## GOAL:
Copy every line in which the string "this" occurs.

==== INFORMATION PROVIDED ====

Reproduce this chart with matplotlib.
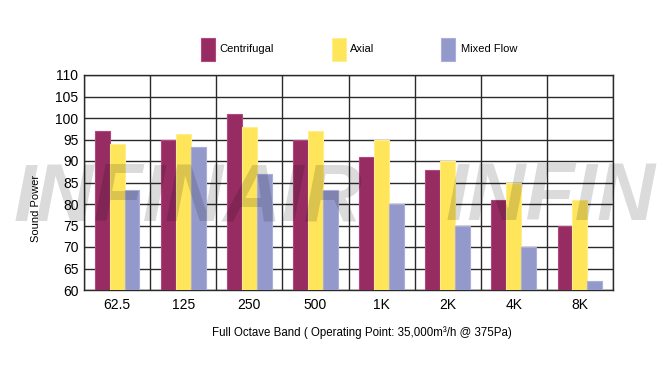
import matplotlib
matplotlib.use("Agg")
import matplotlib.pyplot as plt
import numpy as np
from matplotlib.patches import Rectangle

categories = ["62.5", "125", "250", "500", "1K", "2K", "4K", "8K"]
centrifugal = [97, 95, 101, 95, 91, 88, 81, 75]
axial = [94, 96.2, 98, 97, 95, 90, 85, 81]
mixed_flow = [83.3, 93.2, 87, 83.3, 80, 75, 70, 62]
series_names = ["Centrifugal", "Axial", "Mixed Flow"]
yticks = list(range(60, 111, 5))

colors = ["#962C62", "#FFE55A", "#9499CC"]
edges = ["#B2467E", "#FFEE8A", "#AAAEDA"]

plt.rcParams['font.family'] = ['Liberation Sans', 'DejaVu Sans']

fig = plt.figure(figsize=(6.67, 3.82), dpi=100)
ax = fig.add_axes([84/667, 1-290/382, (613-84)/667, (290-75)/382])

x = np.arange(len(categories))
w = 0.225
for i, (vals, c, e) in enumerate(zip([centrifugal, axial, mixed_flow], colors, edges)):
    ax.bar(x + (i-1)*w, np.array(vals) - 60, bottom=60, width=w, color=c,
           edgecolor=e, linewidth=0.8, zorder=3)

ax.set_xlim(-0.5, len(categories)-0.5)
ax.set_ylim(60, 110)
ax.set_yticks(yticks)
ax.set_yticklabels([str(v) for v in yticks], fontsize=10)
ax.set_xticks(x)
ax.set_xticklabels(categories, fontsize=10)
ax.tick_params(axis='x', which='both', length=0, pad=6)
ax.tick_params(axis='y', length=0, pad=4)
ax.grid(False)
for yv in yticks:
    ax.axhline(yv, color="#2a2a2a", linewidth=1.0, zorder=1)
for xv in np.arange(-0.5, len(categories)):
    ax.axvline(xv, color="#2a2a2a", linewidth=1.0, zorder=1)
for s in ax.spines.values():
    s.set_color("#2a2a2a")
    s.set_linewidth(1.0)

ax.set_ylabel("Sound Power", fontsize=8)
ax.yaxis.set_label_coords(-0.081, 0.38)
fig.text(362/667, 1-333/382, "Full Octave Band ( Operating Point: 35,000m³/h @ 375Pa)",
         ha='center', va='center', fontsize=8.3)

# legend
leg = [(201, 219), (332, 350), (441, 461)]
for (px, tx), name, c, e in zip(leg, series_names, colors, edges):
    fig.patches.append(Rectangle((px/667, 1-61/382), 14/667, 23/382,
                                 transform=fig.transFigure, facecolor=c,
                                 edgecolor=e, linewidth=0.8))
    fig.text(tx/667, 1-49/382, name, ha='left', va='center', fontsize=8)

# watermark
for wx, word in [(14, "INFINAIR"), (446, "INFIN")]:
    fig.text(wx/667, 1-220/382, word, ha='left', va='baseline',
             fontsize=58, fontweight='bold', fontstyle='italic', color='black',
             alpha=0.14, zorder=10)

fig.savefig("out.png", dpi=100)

====
==== INFORMATION PROVIDED ====

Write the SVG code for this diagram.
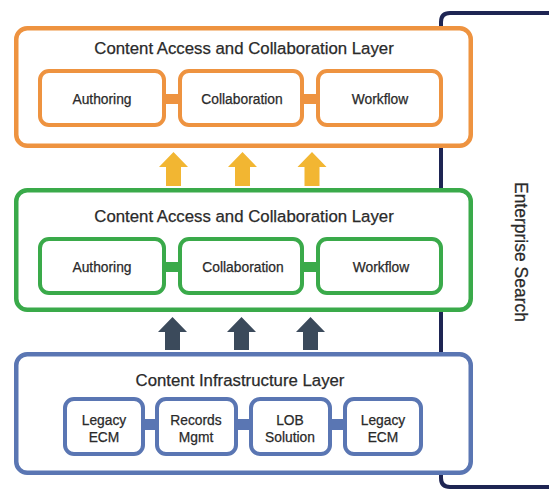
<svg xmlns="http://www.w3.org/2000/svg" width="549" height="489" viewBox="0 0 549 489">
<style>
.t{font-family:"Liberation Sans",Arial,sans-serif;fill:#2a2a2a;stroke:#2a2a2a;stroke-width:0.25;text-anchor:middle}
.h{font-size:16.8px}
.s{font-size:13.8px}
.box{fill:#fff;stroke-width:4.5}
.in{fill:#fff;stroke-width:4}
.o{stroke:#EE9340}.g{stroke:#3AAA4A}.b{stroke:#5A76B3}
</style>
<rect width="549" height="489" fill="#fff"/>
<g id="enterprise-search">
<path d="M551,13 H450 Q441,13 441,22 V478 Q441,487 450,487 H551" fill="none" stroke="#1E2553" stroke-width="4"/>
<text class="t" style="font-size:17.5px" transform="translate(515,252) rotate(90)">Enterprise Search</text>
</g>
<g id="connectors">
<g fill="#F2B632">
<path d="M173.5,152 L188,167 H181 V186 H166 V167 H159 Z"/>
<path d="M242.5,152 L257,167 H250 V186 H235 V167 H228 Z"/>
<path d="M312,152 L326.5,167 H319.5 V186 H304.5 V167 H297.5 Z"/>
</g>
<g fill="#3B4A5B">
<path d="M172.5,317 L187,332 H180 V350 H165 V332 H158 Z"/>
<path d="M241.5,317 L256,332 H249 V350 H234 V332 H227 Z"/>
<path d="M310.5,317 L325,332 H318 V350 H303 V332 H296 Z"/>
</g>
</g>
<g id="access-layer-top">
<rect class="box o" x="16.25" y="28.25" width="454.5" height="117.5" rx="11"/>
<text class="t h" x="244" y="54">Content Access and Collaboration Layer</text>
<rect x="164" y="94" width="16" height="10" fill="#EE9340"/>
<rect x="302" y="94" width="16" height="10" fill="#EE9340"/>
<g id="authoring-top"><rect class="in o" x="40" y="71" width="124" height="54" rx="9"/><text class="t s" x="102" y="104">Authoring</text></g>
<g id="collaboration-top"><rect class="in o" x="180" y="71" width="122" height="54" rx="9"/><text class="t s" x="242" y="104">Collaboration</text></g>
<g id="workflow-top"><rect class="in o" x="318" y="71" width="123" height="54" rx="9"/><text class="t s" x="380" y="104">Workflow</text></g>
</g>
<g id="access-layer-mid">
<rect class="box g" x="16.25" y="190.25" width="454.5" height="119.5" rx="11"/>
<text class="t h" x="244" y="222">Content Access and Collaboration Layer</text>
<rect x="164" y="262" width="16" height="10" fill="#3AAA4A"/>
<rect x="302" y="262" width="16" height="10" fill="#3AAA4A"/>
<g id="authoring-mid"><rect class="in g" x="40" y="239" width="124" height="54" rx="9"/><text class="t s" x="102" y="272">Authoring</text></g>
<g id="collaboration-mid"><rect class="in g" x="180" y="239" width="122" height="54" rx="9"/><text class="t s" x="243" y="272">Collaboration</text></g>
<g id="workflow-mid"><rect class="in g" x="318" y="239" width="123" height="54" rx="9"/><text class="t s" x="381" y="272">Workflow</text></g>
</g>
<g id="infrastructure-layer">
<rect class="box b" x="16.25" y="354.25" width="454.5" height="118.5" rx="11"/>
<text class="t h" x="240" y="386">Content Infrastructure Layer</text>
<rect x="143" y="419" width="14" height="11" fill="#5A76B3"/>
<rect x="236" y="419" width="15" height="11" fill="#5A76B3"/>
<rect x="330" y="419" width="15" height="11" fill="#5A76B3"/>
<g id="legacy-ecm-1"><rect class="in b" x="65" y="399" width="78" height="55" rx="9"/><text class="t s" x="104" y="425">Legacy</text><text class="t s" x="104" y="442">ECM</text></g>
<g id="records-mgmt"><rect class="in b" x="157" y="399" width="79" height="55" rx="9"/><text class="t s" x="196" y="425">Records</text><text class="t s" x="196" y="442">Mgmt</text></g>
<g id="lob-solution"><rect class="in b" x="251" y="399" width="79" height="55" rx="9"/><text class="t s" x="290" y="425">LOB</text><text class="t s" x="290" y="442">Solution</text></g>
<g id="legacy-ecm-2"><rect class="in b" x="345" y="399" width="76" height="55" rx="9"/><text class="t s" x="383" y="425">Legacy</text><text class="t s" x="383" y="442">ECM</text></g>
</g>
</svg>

====

## ANSWER:
Reproduce this chart with matplotlib.
Write the SVG code for this diagram.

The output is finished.